Parmi ceux qui n’eurent pas la possibilité de fuir, quelques-uns acceptaient les punitions infligées par Uday. C’était par exemple le cas d’Ahmed Radhi et d’Ahmad Ali, les joueurs vedettes du club d’Al Rasheed sur lequel la famille Hussein avait jeté son dévolu dès 1983. « Nous avons accompli de grandes choses à la fois dans notre pays et à l’international. J’ai été puni, mais je le méritais. Je ne défend personne, j’étais probablement le joueur le plus puni de tous, mais je le méritais » , expliquait Ahmad Ali à IBWM. « Oui, on subissait des punitions, mais à l’époque, les choses évoluaient au moins ! Il y avait un plan de développement et on savait quand la ligue commençait et quand elle se terminait.
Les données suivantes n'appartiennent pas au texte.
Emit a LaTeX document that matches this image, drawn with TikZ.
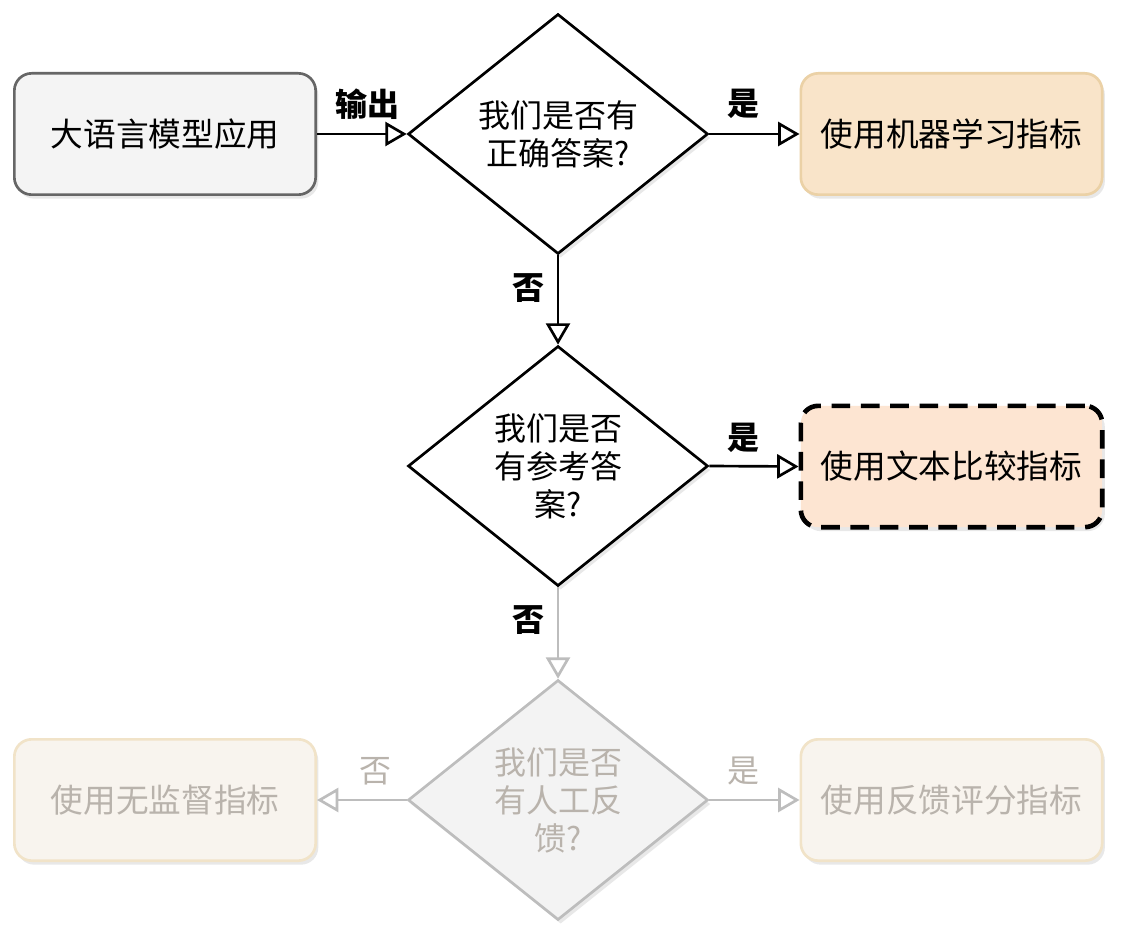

Tout était mieux géré » , confirmait Shaker Mahmoud, un ancien arbitre irakien. Des remarques certes pertinentes, mais qui ne suffiront sans doute jamais à effacer de la mémoire des footballeurs irakiens les horreurs des tortures subies pendant l’ère Uday. Aujourd’hui, le plaisir a repris ses droits sur le football entre le Tigre et l’Euphrate. À jamais, espèrent ses pratiquants.